Récemment, ce sont le rachat de Kerneos et la cession de notre activité toiture, deux opérations de l'ordre d'un milliard d’euros, qui nous ont occupés. Concernant Kerneos, le fait qu’il soit en situation de LBO et donc avec un niveau de dette élevé et une construction impliquant naturellement plusieurs véhicules de financement et d'acquisition, a rajouté de la technicité à l’acquisition. Nous avons donc procédé à la réorganisation de la structure financière et capitalistique de l’ensemble. À propos de l’activité toiture, il s’agissait d’une structure essentiellement française, avec une base taxable élevée en France, ce qui modifie le « country-mix » du groupe.
Où en est votre projet baptisé ILean visant à simplifier l’organigramme juridique du groupe ?
Lancé il y a quatre ans, ce projet est toujours en cours même si le gros du travail a été fait. Nous avons rationalisé la structuration juridique du groupe et significativement réduit le nombre de sociétés du périmètre en éliminant surtout les entités non industrielles. Pourtant, il s’agit d’un exercice perpétuel puisque, en pleine croissance, Imerys poursuit les acquisitions et trouve dans chaque nouveau groupe intégré de nombreuses entités juridiques non essentielles aux opérations .
Comment développer la sensibilité fiscale des opérationnels ?
Tout dépend de la typologie des opérationnels dont il est question. S’il s’agit de contrôleurs comme nous les appelons, c’est-à-dire de directeurs financiers de business units, ils disposent déjà d’une bonne connaissance des enjeux fiscaux. Nous les accompagnons au quotidien en veillant surtout à garder à l’esprit que la gestion de la charge fiscale doit s’effectuer en phase avec les business et l’efficacité industrielle et commerciale. Pour tous les autres opérationnels, nous menons des formations afin de les sensibiliser aux enjeux de la fiscalité pour le groupe. La taille humaine du groupe favorise les échanges.
« Nous avons mené environ quatre-vingts acquisitions au cours de ces dix dernières années»
Quelle part le contentieux occupe-t-il dans votre fonction ?
La part du contentieux fiscal et administratif dépend beaucoup du pays considéré. De manière générale, elle est très faible chez Imerys car les contrôles et réclamations se passent globalement bien, hormis au Brésil où les us et coutumes mènent régulièrement au contentieux.
À quoi ressemblera la fonction fiscale en 2030 ?

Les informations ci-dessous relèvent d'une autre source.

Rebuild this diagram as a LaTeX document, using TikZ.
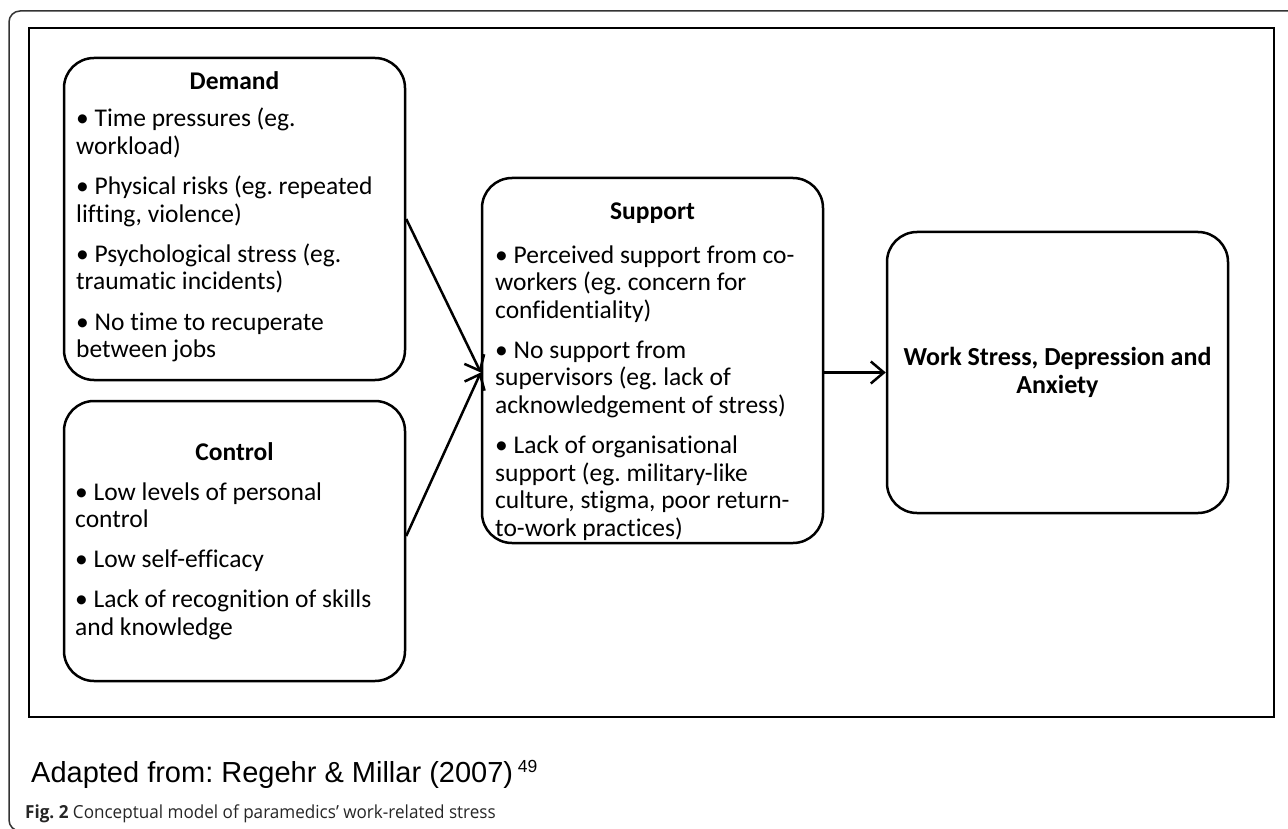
\documentclass[tikz,border=0pt]{standalone}
\usepackage{fontspec}
\setmainfont[Ligatures=NoCommon]{Carlito}
\newfontfamily\capfont{Liberation Sans}
\newfontfamily\figfont[FakeStretch=0.95]{Open Sans}
\usetikzlibrary{arrows.meta,calc}
\newcommand\bodyfont{\fontsize{25.5}{27.6}\selectfont\raggedright}
\newcommand\pgap{\par\vspace{12.5pt}}
\frenchspacing
\begin{document}
\begin{tikzpicture}[x=1pt,y=-1pt,
  box/.style={draw, line width=2.5pt, rounded corners=30pt, inner sep=0pt, minimum width=341pt},
  body/.style={anchor=base west, inner sep=0pt},
  ttl/.style={anchor=base, inner sep=0pt, font=\fontsize{25.5}{27.6}\selectfont\bfseries},
  conn/.style={line width=2.5pt, -{Straight Barb[length=13pt,width=22pt,line width=2.5pt]}}
]
\useasboundingbox (0,0) rectangle (1288,829);
% outer page frame
\draw[line width=1.5pt, black!80, rounded corners=11pt] (1292,11) -- (9,11) -- (9,831) -- (40,831);
% inner frame
\draw[line width=2.2pt] (29,28) rectangle (1274,717);

% boxes
\node[box, minimum height=322pt] (demand) at (234.5,219) {};
\node[box, minimum height=280pt] (control) at (234.5,541) {};
\node[box, minimum height=365pt] (support) at (652.5,360.5) {};
\node[box, minimum height=281pt, align=center, font=\fontsize{26}{28}\selectfont\bfseries] (output) at (1057.5,372.5) {Work Stress, Depression and\\Anxiety};

% titles
\node[ttl] (dtitle) at (234.5,90) {Demand};
\node[ttl] (ctitle) at (234.5,460) {Control};
\node[ttl] (stitle) at (652.5,220) {Support};

% body texts
\node[body] (dtext) at (76,127) {\parbox[t]{325pt}{\bodyfont
• Time pressures (eg.\\ workload)\pgap
• Physical risks (eg. repeated\\ lifting, violence)\pgap
• Psychological stress (eg.\\ traumatic incidents)\pgap
• No time to recuperate\\ between jobs}};
\node[body] (ctext) at (75,500) {\parbox[t]{325pt}{\bodyfont
• Low levels of personal\\ control\pgap
• Low self-efficacy\pgap
• Lack of recognition of skills\\ and knowledge}};
\node[body] (stext) at (495,263) {\parbox[t]{325pt}{\bodyfont
• Perceived support from co-\\ workers (eg. concern for\\ confidentiality)\pgap
• No support from\\ supervisors (eg. lack of\\ acknowledgement of stress)\pgap
• Lack of organisational\\ support (eg. military-like\\ culture, stigma, poor return-\\ to-work practices)}};

% connectors
\draw[conn] (demand.east) -- ([yshift=-12pt]support.west);
\draw[conn] ([yshift=5pt]control.east) -- ([yshift=-12pt]support.west);
\draw[conn] ([yshift=-12pt]support.east) -- (output.west);

% captions
\node[anchor=base west, inner sep=0pt, font=\capfont\fontsize{29}{34}\selectfont] (adapted) at (31,782) {Adapted from: Regehr \& Millar (2007)\,\raisebox{9.5pt}{\fontsize{17.5}{20}\selectfont 49}};
\node[anchor=base west, inner sep=0pt, font=\figfont\fontsize{18}{22}\selectfont, text=black!85] (fig) at (25,818) {\textbf{Fig. 2} Conceptual model of paramedics’ work-related stress};
\end{tikzpicture}
\end{document}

Notre métier va devoir relever plusieurs défis. Le premier est d'éviter que l’accroissement des normes et la montée des contraintes de conformité, ne mène la fonction fiscale à se réduire à une fonction de compliance et ne soit plus qu'un centre de coûts au détriment d'un accompagnement dynamique du business. La gestion de la communication sur la politique fiscale du groupe me semble par ailleurs devoir être prise de plus en plus au sérieux, tant en interne qu'en externe, ce qui ne peut être que bénéfique, obligeant le fiscaliste à sortir de son silo et de sa confidentialité. Les fiscalistes doivent enfin bien sûr ne pas rater le train de la digitalisation qui devra nous permettre de « sous-traiter » aux systèmes et robots les tâches les plus répétitives de notre métier et nous permettre de nous focaliser sur les aspects les plus valorisant de notre fonction.